§ What to produce: Pictures excluded, return the lines below from the first through the line holding "(0,0) rectangle (610,488);".

§ Data:
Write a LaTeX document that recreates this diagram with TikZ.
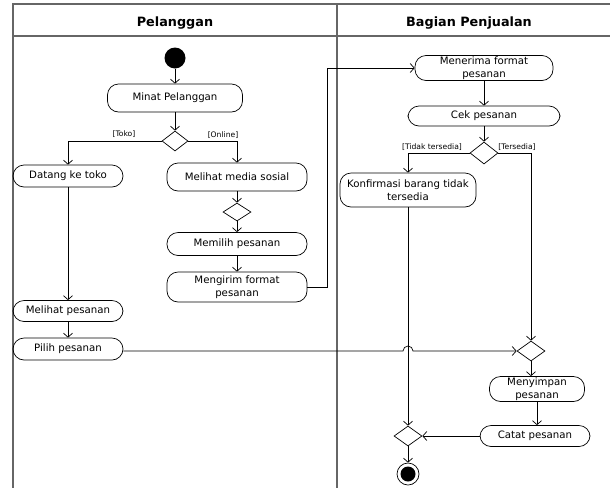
\documentclass[tikz,border=0pt]{standalone}
\usepackage{fontspec}
\setmainfont{DejaVu Sans}
\usetikzlibrary{arrows.meta,shapes.geometric}
\begin{document}
\begin{tikzpicture}[x=1pt,y=-1pt,
  lane/.style={draw=black!60,line width=1.2pt},
  flow/.style={draw=black,line width=0.7pt,-{Straight Barb[length=4pt,width=9pt]}},
  act/.style={draw=black,line width=0.7pt,rounded corners=11pt,align=center,
    inner sep=1pt,font=\fontsize{10.2}{12.5}\selectfont},
  dec/.style={draw=black,line width=0.7pt,diamond,inner sep=0pt,
    minimum width=28pt,minimum height=20pt},
  guard/.style={font=\fontsize{7.6}{9}\selectfont,inner sep=0pt},
  title/.style={font=\fontsize{12.8}{15}\selectfont\bfseries}]
\useasboundingbox (0,0) rectangle (610,488);

% swimlane frame
\draw[lane] (610,4) -- (13,4) -- (13,488);
\draw[lane] (13,36) -- (610,36);
\draw[lane] (337,4) -- (337,488);
\node[title] (t1) at (175,23) {Pelanggan};
\node[title] (t2) at (469,23) {Bagian Penjualan};

% Pelanggan
\node[circle,fill=black,minimum size=21pt,inner sep=0pt] (start) at (175,58) {};
\node[act,minimum width=135pt,minimum height=28pt] (minat) at (175,98) {Minat Pelanggan};
\node[dec,minimum width=26pt] (d1) at (175,141) {};
\node[act,minimum width=110pt,minimum height=22pt] (datang) at (68,176) {Datang ke toko};
\node[act,minimum width=140pt,minimum height=28pt] (media) at (237,177) {Melihat media sosial};
\node[dec,minimum height=18pt] (d2) at (237,212) {};
\node[act,minimum width=140pt,minimum height=23pt] (memilih) at (237,244) {Memilih pesanan};
\node[act,minimum width=140pt,minimum height=30pt] (kirim) at (237,287) {Mengirim format\\pesanan};
\node[act,minimum width=110pt,minimum height=21pt] (lihat) at (68,311) {Melihat pesanan};
\node[act,minimum width=110pt,minimum height=22pt] (pilih) at (68,349) {Pilih pesanan};

% Bagian Penjualan
\node[act,minimum width=138pt,minimum height=25pt] (terima) at (484,68) {Menerima format\\pesanan};
\node[act,minimum width=152pt,minimum height=20pt] (cek) at (484,116) {Cek pesanan};
\node[dec,minimum height=22pt] (d3) at (484,153) {};
\node[act,minimum width=136pt,minimum height=34pt] (konf) at (408,190) {Konfirmasi barang tidak\\tersedia};
\node[dec] (d4) at (531,351) {};
\node[act,minimum width=95pt,minimum height=25pt] (simpan) at (537,389) {Menyimpan\\pesanan};
\node[act,minimum width=110pt,minimum height=21pt] (catat) at (535,436) {Catat pesanan};
\node[dec] (d5) at (408,436) {};
\node[circle,draw=black,line width=0.7pt,minimum size=22pt,inner sep=0pt] (end) at (408,474) {};
\node[circle,fill=black,minimum size=15pt,inner sep=0pt] (endin) at (end) {};

% flows
\draw[flow] (start) -- (minat);
\draw[flow] (minat) -- (d1);
\draw[flow] (d1.west) -| (datang.north);
\draw[flow] (d1.east) -| (media.north);
\node[guard] (g1) at (124,134) {[Toko]};
\node[guard] (g2) at (223,135) {[Online]};
\draw[flow] (datang) -- (lihat);
\draw[flow] (lihat) -- (pilih);
\draw[flow] (media) -- (d2);
\draw[flow] (d2) -- (memilih);
\draw[flow] (memilih) -- (kirim);
\coordinate (bend) at (327,287);
\draw[flow] (kirim.east) -- (bend) |- (terima.west);
\draw[flow] (terima) -- (cek);
\draw[flow] (cek) -- (d3);
\draw[flow] (d3.west) -| (konf.north);
\draw[flow] (d3.east) -| (d4.north);
\node[guard] (g3) at (432,147) {[Tidak tersedia]};
\node[guard] (g4) at (517,147) {[Tersedia]};
\coordinate (hopa) at (403,351);
\draw[flow] (pilih.east |- hopa) -- (hopa) arc[start angle=180,end angle=0,radius=5pt] -- (d4.west);
\draw[flow] (konf.south) -- (d5.north);
\draw[flow] (d4.south) -- (d4.south |- simpan.north);
\draw[flow] (simpan.south) -- (simpan.south |- catat.north);
\draw[flow] (catat.west) -- (d5.east);
\draw[flow] (d5.south) -- (end.north);
\end{tikzpicture}
\end{document}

§ Worked answer:
Write a LaTeX document that recreates this diagram with TikZ.
\documentclass[tikz,border=0pt]{standalone}
\usepackage{fontspec}
\setmainfont{DejaVu Sans}
\usetikzlibrary{arrows.meta,shapes.geometric}
\begin{document}
\begin{tikzpicture}[x=1pt,y=-1pt,
  lane/.style={draw=black!60,line width=1.2pt},
  flow/.style={draw=black,line width=0.7pt,-{Straight Barb[length=4pt,width=9pt]}},
  act/.style={draw=black,line width=0.7pt,rounded corners=11pt,align=center,
    inner sep=1pt,font=\fontsize{10.2}{12.5}\selectfont},
  dec/.style={draw=black,line width=0.7pt,diamond,inner sep=0pt,
    minimum width=28pt,minimum height=20pt},
  guard/.style={font=\fontsize{7.6}{9}\selectfont,inner sep=0pt},
  title/.style={font=\fontsize{12.8}{15}\selectfont\bfseries}]
\useasboundingbox (0,0) rectangle (610,488);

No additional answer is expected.